A half tame game, added to itself, is equivalent to *0.

==Reversible moves==
It is important for further understanding of Genus theory, to know how reversible moves work. Suppose there are two games A and B, where A and B have the same options (moves available), then they are of course, equivalent.

If B has an extra option, say to a game X, then A and B are still equivalent if there is a move from X to A.

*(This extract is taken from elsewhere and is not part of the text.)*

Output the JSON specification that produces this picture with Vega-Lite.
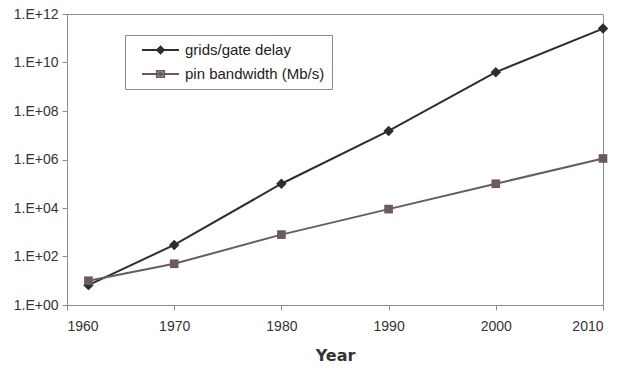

That is, B is the same as A in every way, except for an extra move (X), which can be reversed.

==Types of games==
Different games (positions) can be classified into several types:
- Nim
- Tame
- Restive
- Restless
- Half tame
- Wild

===Nim===
This does not mean that a position is exactly like a nim heap under the misère play convention, but classifying a game as nim means that it is equivalent to a nim heap.

A game is a nim game, if:
- it has a genus 0^{1}, 1^{0}, 2^{2}, 3^{3}...
- it has moves only to single nim heaps, i.e. move to a position *1, or *2, but not e.g. *x+*y (but see next point)
- it may also have moves to games which are not nim, provided they are not required to determine the genus, and those games each have at least one option to a nim game of the same genus

===Tame===
These are positions which we can pretend are nim positions (note difference between nim positions, which can be many nim heaps added together, and a single nim heap, which can only be 1 nim heap). A game G is tame if:
- it has a genus 0^{1}, 1^{0}, or 0^{0}, 1^{1}, 2^{2}, 3^{3}...
- all options of G are tame
- G may also have wild options (positions which are not tame or nim) if they do not affect the genus, and each option have reversible moves to tame games with genus g^{?} and ?^{λ}.

Note the moves to g^{?} and ?^{λ} may actually be the same option. ? means any number.